Of the 5.8 million who look after family members and friends, 1.4 million people provide more than 50 hours a week of free care.
The figures from 2011 show that about 3.7 million provide between one and 19 hours of unpaid care a week and 775,000 provide between 20 and 49 hours. The ONS said the number of unpaid carers has grown by 600,000 since 2001.
In Neath Port Talbot, south Wales, 14.6 per cent of the population were unpaid carers – the highest proportion in England and Wales.
TUC general secretary Frances O’Grady said: “Britain’s growing army of unpaid carers, the vast majority of whom are women, provide an invaluable service to society. But despite being worth around £340bn a year, unpaid care is still not given the recognition it deserves from either Government or employers.
“Far too many women are forced to trade down or even quit jobs when they take on caring responsibilities. Not enough employers truly embrace flexible working, despite the benefits it holds for staff and the business.
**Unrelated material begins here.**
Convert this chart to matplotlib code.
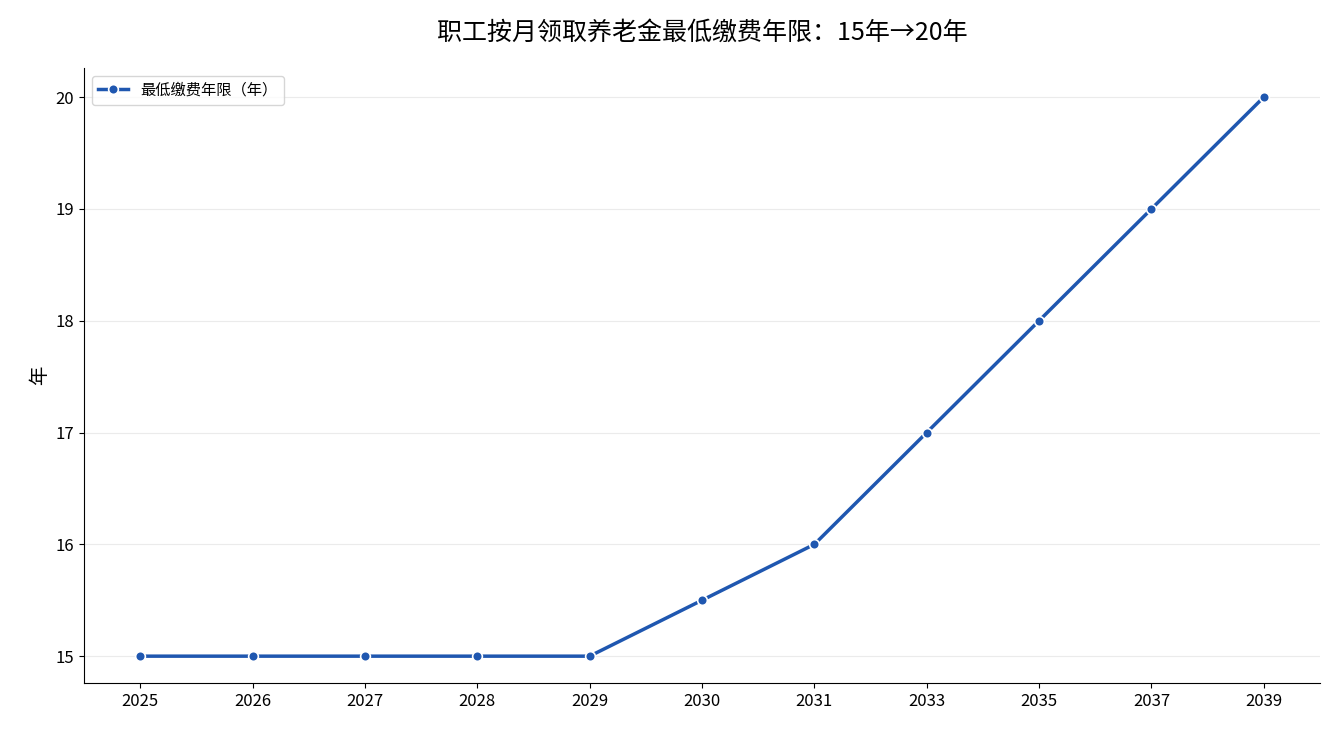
import matplotlib
matplotlib.use("Agg")
import matplotlib.pyplot as plt

plt.rcParams['font.family'] = ['Noto Sans CJK SC', 'DejaVu Sans']

years = ["2025","2026","2027","2028","2029","2030","2031","2033","2035","2037","2039"]
values = [15, 15, 15, 15, 15, 15.5, 16, 17, 18, 19, 20]
yticks = [15, 16, 17, 18, 19, 20]

fig = plt.figure(figsize=(13.35, 7.35), dpi=100)
ax = fig.add_axes([84/1335, 1-683/735, (1320-84)/1335, (683-68)/735])
x = list(range(len(years)))
ax.plot(x, values, color='#1f57b0', lw=2.5, marker='o', markersize=7,
        markeredgecolor='white', markeredgewidth=1.2, label='最低缴费年限（年）')
ax.set_xticks(x)
ax.set_xticklabels(years)
ax.set_yticks(yticks)
ax.set_xlim(-0.5, 10.5)
ax.set_ylim(14.76, 20.26)
ax.grid(axis='y', color='#ebebeb', lw=0.8)
ax.set_axisbelow(True)
for s in ['top', 'right']:
    ax.spines[s].set_visible(False)
ax.tick_params(labelsize=12)
ax.set_ylabel('年', fontsize=14)
ax.set_title('职工按月领取养老金最低缴费年限：15年→20年', fontsize=18, pad=20)
ax.legend(loc='upper left', fontsize=11)
fig.savefig('out.png', dpi=100)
“As the population ages, the ever-increasing care needs of our society cannot be met by unpaid care alone. We need Government investment in all services, from childcare to elderly care. Without this extra funding we will continue to see women drop out of the labour market to fill the gaps in care provision.”
Helena Herklots, chief executive of Carers UK, said: “Too often the costs and pressures of caring for older or disabled loved ones can force families to give up work to care and lead to debt, poor health and isolation. In addition, as more families need help to care, social care support and disability benefits are being cut. Society needs to come to terms with this demographic shift.”